Edvard Munch

Edvard Munch

Edvard Munch (/mʉŋk/, b. 12 December 1863, Ådalsbruk, Hedmark, Norway - d. 23 January 1944, Ekely(d), Oslo(d), Norway) was a Norwegian painter, one of the pioneers of modern art, considered a forerunner of Expressionism, and a representative of the European rather than the Norwegian artistic tradition.

He was by nature a loner, but paradoxically he was very interested in human relationships, which would be the essence of his work.

Edvard Munch's Biographical data

Edvard Munch was born on 12 December 1863 in Løten, in the Norwegian county of Hedmark. In 1881 he entered the Royal School of Drawing in Christiania (now Oslo) and trained under the sculptor Julius Middelthun. In 1882 he attended Christian Krohg's studio and the open-air classes led by Fritz Thaulow.

Thaulow, appreciating Munch's talent, decides to finance a trip to Antwerp and Paris. In 1885 he travelled to Paris, where he stayed for four weeks, and made contact with Parisian artistic circles, being amazed by the Impressionist painters. In 1889 he held his first personal exhibition in Christiania and in 1892 he took part in the exhibition of the Berlin Artists' Association.

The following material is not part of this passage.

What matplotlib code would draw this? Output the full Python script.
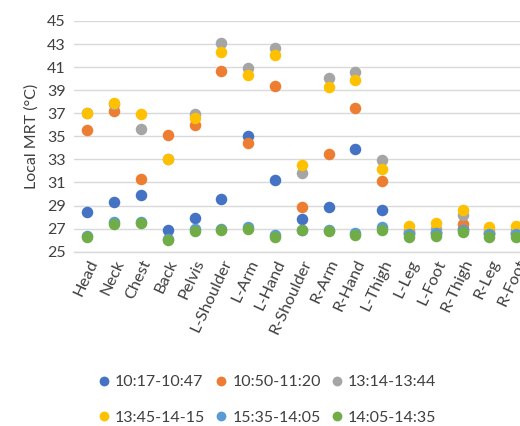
import matplotlib
matplotlib.use("Agg")
import matplotlib.pyplot as plt

plt.rcParams['font.family'] = ['Lato', 'DejaVu Sans']

categories = ['Head', 'Neck', 'Chest', 'Back', 'Pelvis', 'L-Shoulder', 'L-Arm', 'L-Hand',
              'R-Shoulder', 'R-Arm', 'R-Hand', 'L-Thigh', 'L-Leg', 'L-Foot', 'R-Thigh',
              'R-Leg', 'R-Foot']

series_names = ['10:17-10:47', '10:50-11:20', '13:14-13:44',
                '13:45-14-15', '15:35-14:05', '14:05-14:35']

s1017 = [28.4, 29.3, 29.9, 26.9, 27.95, 29.55, 35.0, 31.25, 27.8, 28.9, 33.9, 28.6, 26.6, 26.6, 27.0, 26.6, 26.6]
s1050 = [35.55, 37.2, 31.3, 35.1, 35.95, 40.7, 34.4, 39.35, 28.9, 33.5, 37.5, 31.1, 26.7, 26.7, 27.4, 26.6, 26.6]
s1314 = [37.0, 37.8, 35.6, 33.0, 36.9, 43.05, 40.9, 42.7, 31.85, 40.05, 40.6, 32.95, 26.9, 27.0, 28.2, 26.9, 26.9]
s1345 = [37.0, 37.85, 36.95, 33.05, 36.6, 42.3, 40.3, 42.05, 32.5, 39.25, 39.85, 32.15, 27.25, 27.5, 28.6, 27.15, 27.2]
s1535 = [26.4, 27.6, 27.55, 26.1, 26.95, 27.0, 27.1, 26.45, 26.9, 26.85, 26.65, 27.15, 26.5, 26.6, 26.9, 26.5, 26.5]
s1405 = [26.25, 27.4, 27.5, 26.0, 26.82, 26.85, 26.95, 26.25, 26.9, 26.82, 26.42, 26.9, 26.25, 26.33, 26.75, 26.3, 26.25]

series_values = [s1017, s1050, s1314, s1345, s1535, s1405]
colors = ['#4472C4', '#ED7D31', '#A5A5A5', '#FFC000', '#5B9BD5', '#70AD47']

yticks = list(range(25, 46, 2))

W, H = 520, 426
fig = plt.figure(figsize=(W / 100, H / 100), dpi=100)
ax = fig.add_axes([74 / W, (H - 251.7) / H, (529.6 - 74) / W, (251.7 - 21) / H])

x = list(range(len(categories)))
for name, vals, c in zip(series_names, series_values, colors):
    ax.plot(x, vals, linestyle='none', marker='o', markersize=8.3,
            color=c, markeredgewidth=0, label=name, clip_on=False, zorder=3)

ax.set_xlim(-0.5, len(categories) - 0.5)
ax.set_ylim(25, 45)
ax.set_yticks(yticks)
ax.set_yticklabels([str(t) for t in yticks], fontsize=11.5, color='#404040')
ax.set_xticks(x)
ax.set_xticklabels(categories, rotation=65, ha='right', va='top',
                   rotation_mode='anchor', fontsize=11.8, color='#404040')
ax.tick_params(length=0, pad=6)
ax.tick_params(axis='x', pad=4)
ax.grid(axis='y', color='#D9D9D9', linewidth=1.0)
ax.set_axisbelow(True)
for s in ['top', 'right', 'left']:
    ax.spines[s].set_visible(False)
ax.spines['bottom'].set_color('#D9D9D9')
ax.spines['bottom'].set_linewidth(1.0)

ax.set_ylabel('Local MRT (°C)', fontsize=11.5, color='#404040', labelpad=6)

handles, labels = ax.get_legend_handles_labels()
order = [0, 3, 1, 4, 2, 5]
leg = fig.legend([handles[i] for i in order], [labels[i] for i in order],
                 ncol=3, loc='center',
                 bbox_to_anchor=(267 / W, 1 - 400 / H), frameon=False,
                 fontsize=11.5, markerscale=0.85, handlelength=0.8,
                 handletextpad=0.3, columnspacing=0.6, labelspacing=1.35)
for t in leg.get_texts():
    t.set_color('#404040')

fig.savefig('out.png', dpi=100)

In Berlin he produced his first etchings and lithographs. During his next trip to Paris (1896) he exhibited his work at the Salon des Artistes Independents and the Bing Gallery. Munch moves away from the Impressionist artistic language, being more interested in decorative values and the expressiveness of lines.

At the Berlin Secession Exhibition (1902) he exhibits 22 paintings from the cycle Friezes of Life. In Berlin, he takes his first steps in the field of graphic art, mainly producing etchings and lithographs. In the autumn of 1908 he is admitted to a clinic in Copenhagen because of severe emotional depression. In 1910 he begins work on the decoration of the University of Christiania.

For seven years he paints 11 monumental canvases illustrating eternal, life-giving forces: Sun History, Alma Mater (University, symbol of Science). Meanwhile - after 1933 - in Germany, the Nazi authorities consider his works 'degenerate' and they are withdrawn from German museums.

During the occupation of Norway, Munch lives in seclusion on his Ekely estate in Oslo, where he dies on 23 January 1944, a month after his 80th birthday.

Edvard Munch's work

Munch's artistic education in Norway was in the naturalist tradition. Later, as he came into contact with European art, especially French and German, he developed his own distinctive style. Both his paintings and graphic works are characterised by a daring innovation in the means of production and an abstract expressiveness of form.

In painting The Scream, Edvard Munch enters the world of fear and loneliness. A man screams in the foreground, his body convulsively contorted and the gesture of his hands clasping his head betrays a boundless fear. The yellowish face harmonizes with the cadaverous skull.

The colours of the environment symbolise the character's state of mind; the dark blue holds back the heartrending voice and echoes it in a wide bay, under the bright, blood-red sky. Apart from the painting reproduced here, which is the best known and was in the National Gallery in Oslo, from where it was stolen, there are fifty other different versions of the Scream.

The stolen original was found in 2006. The fourth version of the painting is the painting that fetched the highest price in the world, going for $119,922,500 at auction on 2 May 2012).

Munch's ambivalent attitude towards women is reflected in many of his paintings. He sees them either as unblemished virgins and the embodiment of love (Morning 1884, Angel in Black 1884, Puberty 1894) or as symbols of sin and instruments of Satan (The Vampire 1893, The Day After 1895). From this point of view, Madonna represents a perfect synthesis of his perverse mystical and erotic obsessions.

Presenting Madonna at the Salon des Artistes Independents in Paris in 1896, Munch gives her the title Woman in Love, proving that in his eyes religion and sensuality are closely linked. In Munch's vision, the woman in love is confused with the Madonna of suffering. The woman with bare breasts and unfurled hair, with her head hanging back, is at the height of ecstasy of love.

The Dance of Life, the largest painting in the cycle Friezes of Life, illustrates the artist's memories, desires, disappointments and experiences. Munch transforms a pleasurable pastime like dancing into a ballet of knots.

Edvard Munch's legacy

Munch's skill in revealing the hidden secrets of his themes will be an example for many other artists to follow.

The echoes of his inspirations can be seen not only in the works of the German Expressionists, but also in the work of two Austrian painters, Oskar Kokoschka and Egon Schiele. Munch's painting is also carefully studied by Lucian Freud, who continued the German tradition of Neorealism (Neue Sachlichkeit) at the beginning of his artistic activity.

Like Munch, Lucian Freud, using the linearity of drawing, manages to reproduce his own moods on canvas.